There are two graceful important assertions that
assert((BSIZE % sizeof(struct dinode)) == 0)
assert((BSIZE % sizeof(struct dirent)) == 0)
To maximize the utility of the given disk space(to reduce extra fragmentation), xv6 forces the size of struct dinode(and inode) to be a power of 2, which means I have to replace an existing direct pointer with a double indirect pointer, or create another 63 pointers to respect the xv6 file system. I thought the former would be much better so changed NDIRECT (=12) to 11 and "uint addrs[NDIRECT+1]" to "uint addrs[NDIRECT+1+1]" in struct inode (in file.h) and struct dinode (in fs.h).
In fs.h, there is only one more thing to be discussed, MAXFILE, which is declared as (NDIRECT + NINDIRECT). I could see that this variable (formally macro) denotes the maximum blocks in inode and added by NINDIRECT * NINDIRECT due to the double indirection inode.

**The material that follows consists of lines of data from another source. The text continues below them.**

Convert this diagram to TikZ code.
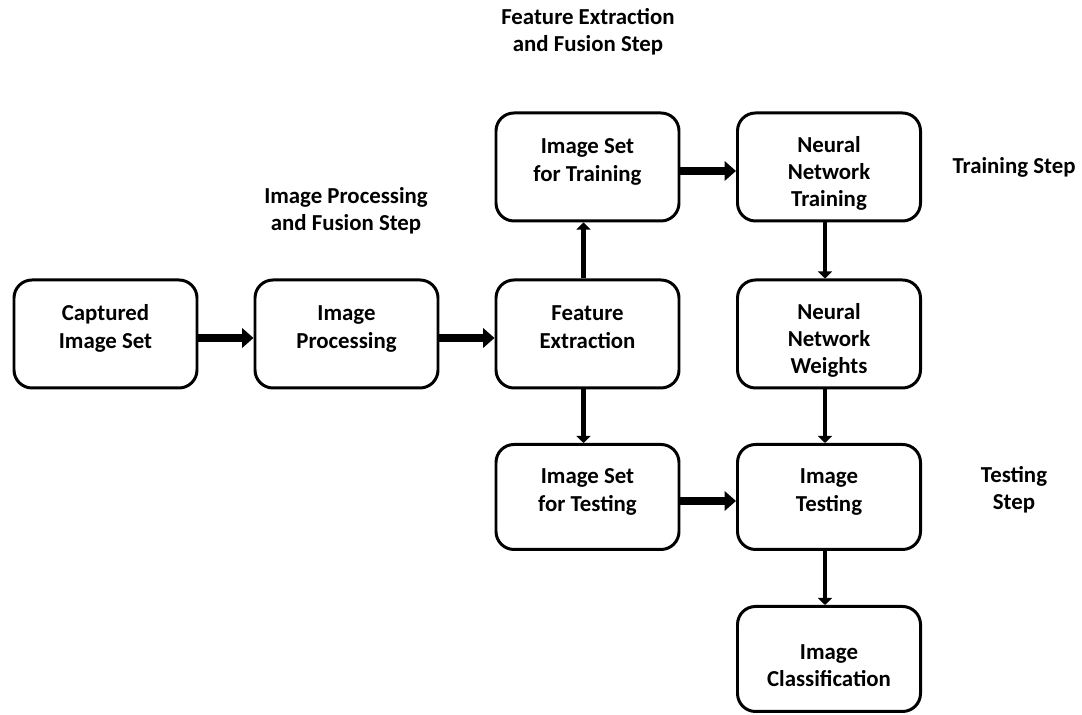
\documentclass[tikz,border=0pt]{standalone}
\usepackage{fontspec}
\setmainfont{Carlito}
\usetikzlibrary{arrows.meta,positioning}

\newcommand{\topgap}{\rule{0pt}{16pt}}

\tikzset{
  stepbox/.style={draw,line width=1.7pt,rounded corners=0.36cm,minimum width=3.66cm,
    minimum height=2.16cm,align=center,font=\bfseries\fontsize{13}{15.4}\selectfont},
  steplabel/.style={align=center,font=\bfseries\fontsize{13}{15.4}\selectfont},
  harrow/.style={line width=4.5pt,-{Triangle[length=6.5pt,width=11pt]}},
  varrow/.style={line width=2.6pt,-{Triangle[length=4pt,width=8pt]}}
}

\begin{document}
\begin{tikzpicture}
  \useasboundingbox (0,0) rectangle (21.64,14.3);

  % Boxes
  \node[stepbox] (captured) at (2.11,7.62) {\topgap Captured\\Image Set\\\mbox{}};
  \node[stepbox] (proc) at (6.93,7.62) {\topgap Image\\Processing\\\mbox{}};
  \node[stepbox] (feat) at (11.75,7.62) {\topgap Feature\\Extraction\\\mbox{}};
  \node[stepbox] (train) at (11.75,10.96) {\topgap Image Set\\for Training\\\mbox{}};
  \node[stepbox] (nntrain) at (16.58,10.96) {\topgap Neural\\Network\\Training};
  \node[stepbox] (weights) at (16.58,7.62) {\topgap Neural\\Network\\Weights};
  \node[stepbox,minimum height=2.1cm] (test) at (11.75,4.36) {\topgap Image Set\\for Testing\\\mbox{}};
  \node[stepbox,minimum height=2.1cm] (imtest) at (16.58,4.36) {\topgap Image\\Testing\\\mbox{}};
  \node[stepbox,minimum height=2.1cm] (classif) at (16.58,1.12) {\topgap Image\\Classification};

  % Step labels
  \node[steplabel] (lbfeat) at (11.76,13.66) {Feature Extraction\\and Fusion Step};
  \node[steplabel] (lbproc) at (6.92,10.08) {Image Processing\\and Fusion Step};
  \node[steplabel] (lbtrain) at (20.28,10.96) {Training Step};
  \node[steplabel] (lbtest) at (20.28,4.5) {Testing\\Step};

  % Arrows
  \draw[harrow] ([yshift=-0.08cm]captured.east) -- ([yshift=-0.08cm]proc.west);
  \draw[harrow] ([yshift=-0.08cm]proc.east) -- ([yshift=-0.08cm]feat.west);
  \draw[harrow] ([yshift=-0.08cm]train.east) -- ([yshift=-0.08cm]nntrain.west);
  \draw[harrow] ([yshift=-0.08cm]test.east) -- ([yshift=-0.08cm]imtest.west);
  \draw[varrow] ([xshift=-0.08cm]feat.north) -- ([xshift=-0.08cm]train.south);
  \draw[varrow] ([xshift=-0.08cm]nntrain.south) -- ([xshift=-0.08cm]weights.north);
  \draw[varrow] ([xshift=-0.08cm]feat.south) -- ([xshift=-0.08cm]test.north);
  \draw[varrow] ([xshift=-0.08cm]weights.south) -- ([xshift=-0.08cm]imtest.north);
  \draw[varrow] ([xshift=-0.08cm]imtest.south) -- ([xshift=-0.08cm]classif.north);
\end{tikzpicture}
\end{document}
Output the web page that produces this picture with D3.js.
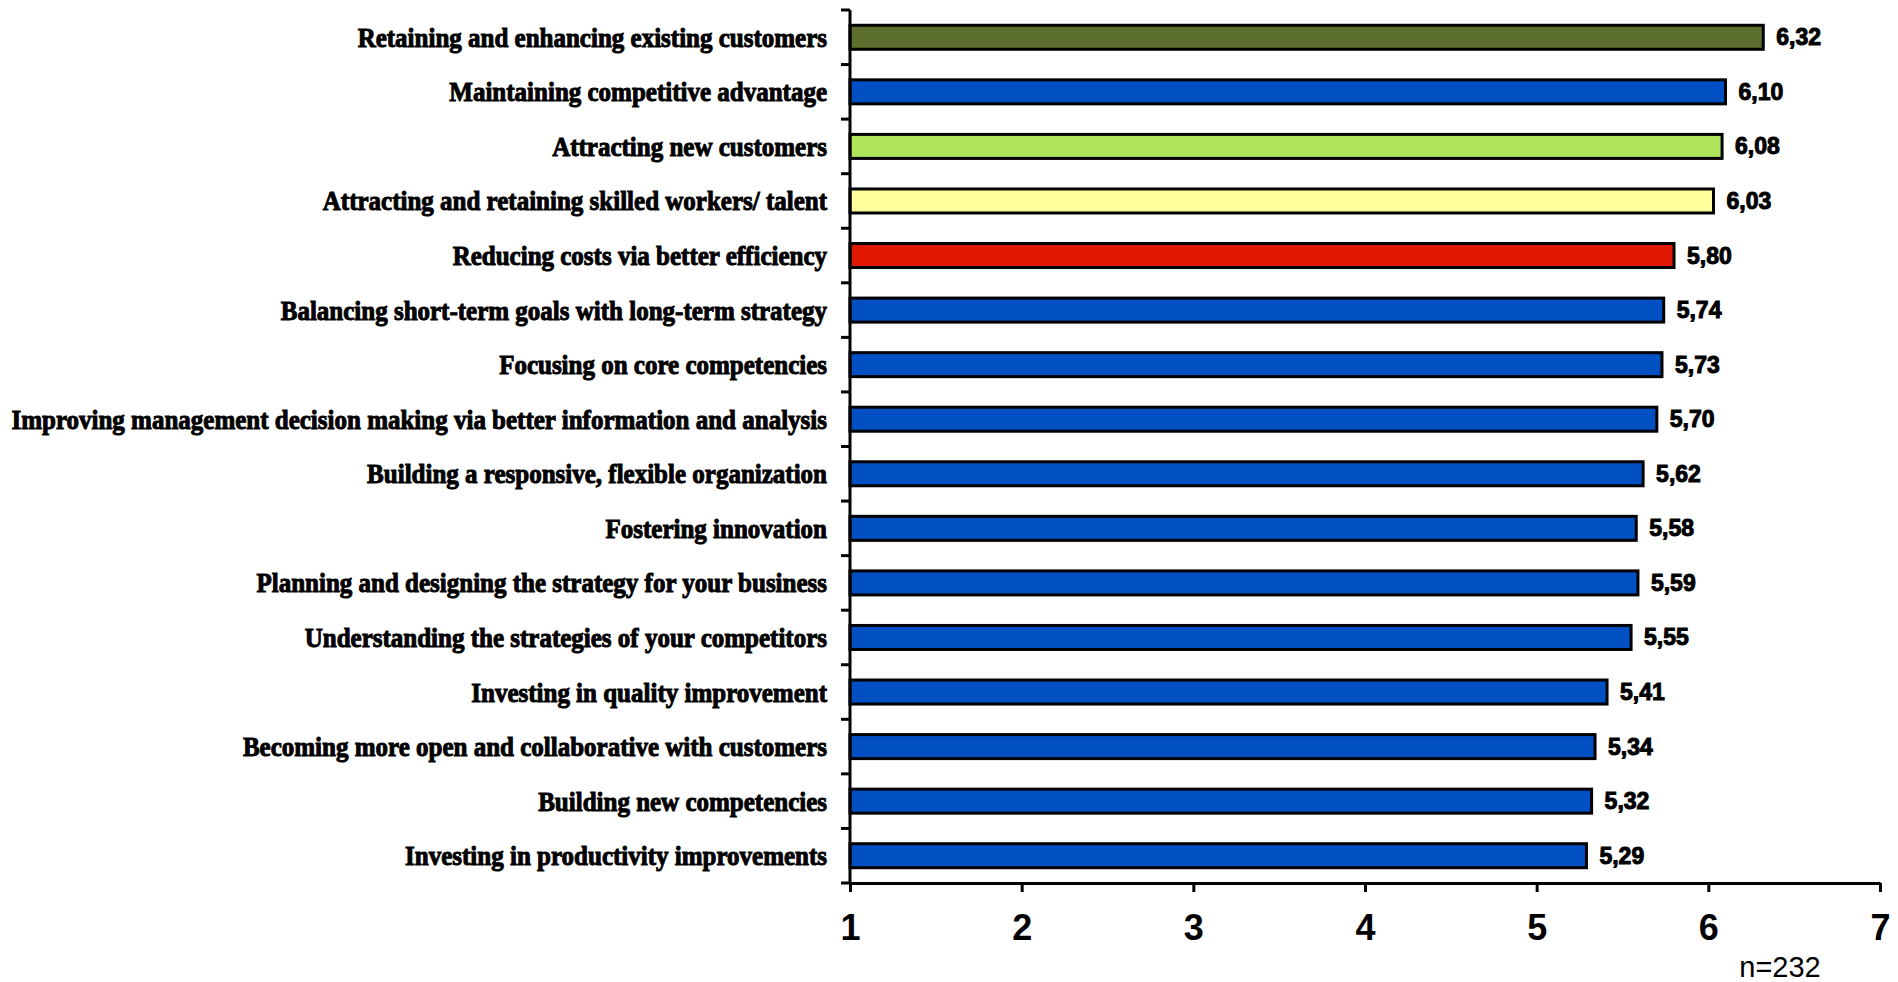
<!DOCTYPE html>
<html>
<head>
<meta charset="utf-8">
<script src="https://cdn.jsdelivr.net/npm/d3@7"></script>
<style>
  html, body { margin: 0; padding: 0; background: #ffffff; }
  svg { display: block; }
</style>
</head>
<body>
<svg id="chart" width="1898" height="982"></svg>
<script>
// Business priorities, mean scores on a 1–7 scale
const categories = [
  "Retaining and enhancing existing customers",
  "Maintaining competitive advantage",
  "Attracting new customers",
  "Attracting and retaining skilled workers/ talent",
  "Reducing costs via better efficiency",
  "Balancing short-term goals with long-term strategy",
  "Focusing on core competencies",
  "Improving management decision making via better information and analysis",
  "Building a responsive, flexible organization",
  "Fostering innovation",
  "Planning and designing the strategy for your business",
  "Understanding the strategies of your competitors",
  "Investing in quality improvement",
  "Becoming more open and collaborative with customers",
  "Building new competencies",
  "Investing in productivity improvements"
];
const values = [6.32, 6.10, 6.08, 6.03, 5.80, 5.74, 5.73, 5.70, 5.62, 5.58, 5.59, 5.55, 5.41, 5.34, 5.32, 5.29];
const barColors = [
  "#5b6e2e", "#0050c4", "#aee35c", "#ffff9c", "#e01800",
  "#0050c4", "#0050c4", "#0050c4", "#0050c4", "#0050c4",
  "#0050c4", "#0050c4", "#0050c4", "#0050c4", "#0050c4", "#0050c4"
];
const xTicks = [1, 2, 3, 4, 5, 6, 7];
const sampleNote = "n=232";

const svg = d3.select("#chart");

const plot = { left: 850, right: 1880, top: 10, bottom: 883 };

const x = d3.scaleLinear().domain([1, 7]).range([plot.left, plot.right]);
const y = d3.scaleBand()
  .domain(categories)
  .range([plot.top, plot.bottom])
  .paddingInner(0.56)
  .paddingOuter(0.28);

const fmt = v => d3.format(".2f")(v).replace(".", ",");

// Bars
svg.append("g").selectAll("rect")
  .data(categories)
  .join("rect")
  .attr("x", x(1))
  .attr("y", d => y(d))
  .attr("width", (d, i) => x(values[i]) - x(1))
  .attr("height", y.bandwidth())
  .attr("fill", (d, i) => barColors[i])
  .attr("stroke", "#000")
  .attr("stroke-width", 3);

// Value labels
svg.append("g").selectAll("text")
  .data(categories)
  .join("text")
  .attr("x", (d, i) => x(values[i]) + 13)
  .attr("y", d => y(d) + y.bandwidth() / 2)
  .attr("dominant-baseline", "central")
  .attr("font-family", "'Liberation Sans', Arial, sans-serif")
  .attr("font-weight", "bold")
  .attr("font-size", 23)
  .attr("fill", "#000")
  .attr("stroke", "#000")
  .attr("stroke-width", 1)
  .text((d, i) => fmt(values[i]));

// Category labels: heavy condensed serif, right-aligned before the axis
const labelRight = 827;
const longestTarget = 816;
const labelG = svg.append("g");
const labels = labelG.selectAll("g")
  .data(categories)
  .join("g");
labels.append("text")
  .attr("text-anchor", "end")
  .attr("dominant-baseline", "central")
  .attr("font-family", "'Liberation Serif', 'Times New Roman', serif")
  .attr("font-weight", "bold")
  .attr("font-size", 28)
  .attr("fill", "#000")
  .attr("stroke", "#000")
  .attr("stroke-width", 1)
  .text(d => d);
let maxW = 0;
labels.selectAll("text").each(function () {
  maxW = Math.max(maxW, this.getComputedTextLength());
});
const sx = longestTarget / maxW;
labels.attr("transform", d => `translate(${labelRight},${y(d) + y.bandwidth() / 2}) scale(${sx},1)`);

// Vertical (category) axis with ticks at band boundaries
const boundaries = d3.range(categories.length + 1).map(i => plot.top + i * y.step());
const yAxisG = svg.append("g");
yAxisG.append("line")
  .attr("x1", plot.left).attr("x2", plot.left)
  .attr("y1", plot.top).attr("y2", plot.bottom)
  .attr("stroke", "#000").attr("stroke-width", 3);
yAxisG.selectAll("line.tick")
  .data(boundaries)
  .join("line")
  .attr("class", "tick")
  .attr("x1", plot.left - 9).attr("x2", plot.left)
  .attr("y1", d => d).attr("y2", d => d)
  .attr("stroke", "#000").attr("stroke-width", 3);

// Horizontal (value) axis
const xAxis = d3.axisBottom(x)
  .tickValues(xTicks)
  .tickFormat(d3.format("d"))
  .tickSizeInner(9)
  .tickSizeOuter(0)
  .tickPadding(22);
const xAxisG = svg.append("g")
  .attr("transform", `translate(0,${plot.bottom})`)
  .call(xAxis);
xAxisG.select(".domain").attr("stroke", "#000").attr("stroke-width", 3);
xAxisG.selectAll(".tick line").attr("stroke", "#000").attr("stroke-width", 3);
xAxisG.selectAll(".tick text")
  .attr("font-family", "'Liberation Sans', Arial, sans-serif")
  .attr("font-weight", "bold")
  .attr("font-size", 36)
  .attr("fill", "#000");

// Sample size note
svg.append("text")
  .attr("x", 1780)
  .attr("y", 977)
  .attr("text-anchor", "middle")
  .attr("font-family", "'Liberation Sans', Arial, sans-serif")
  .attr("font-size", 29)
  .attr("fill", "#000")
  .text(sampleNote);
</script>
</body>
</html>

Now we have only fs.c and mkfs.c
There are three functions that refers to NDIRECT variable.
Thankfully, there already all exist the codes for single indirection. I just copied that and write the code to search one more depth to reach the block.
The test program seems to have been working but stoped with panic "out of block". Tracing the frames I found that it is related to sb.size (the size of superblock) set to FSSIZE. The existing file system could endure the large size up to 512000 which is slightly less than 512KB. I calculated maximum block size as below (in Performance) but TA said that a single file would be up to 512KB in the test and recommended to set FSSIZE as 2000 in "3. Tips" . Therefore I set it to 2000 and could pass whole test
| Single Indirection | Double Indirection | Improved | |
|---|---|---|---|
| # of blocks | 12(direct) + 512/4(single indirect) = 140 (~70KB) | 11 (direct) + 512 / 4 (single indirect) + (512/4) * (512/4) = 16523 (~8.07MB) | 1143% |
| Access time(when full) | (12 + 2 * 128)/140 = 1.91 | ( 11 + 2 * 128+ 3* 128 * 128) / (11 + 128 + 128 * 128) = 2.99 | -56.45% |
| Space efficiency - Inode proportion( when full ) | (140 * 512) /(64+512) = 0.803% | (64 + 512 + 512 + 512*128) / ( 11 + 128+ 128 * 128) = 0.787% | 1.99%, 0.016%p |
Note that access time and Inode proportion for double indirection would be gradually increased/decreased from 1.91 to 2.99 and from 0.803% to 0.787% as the blocks are filled.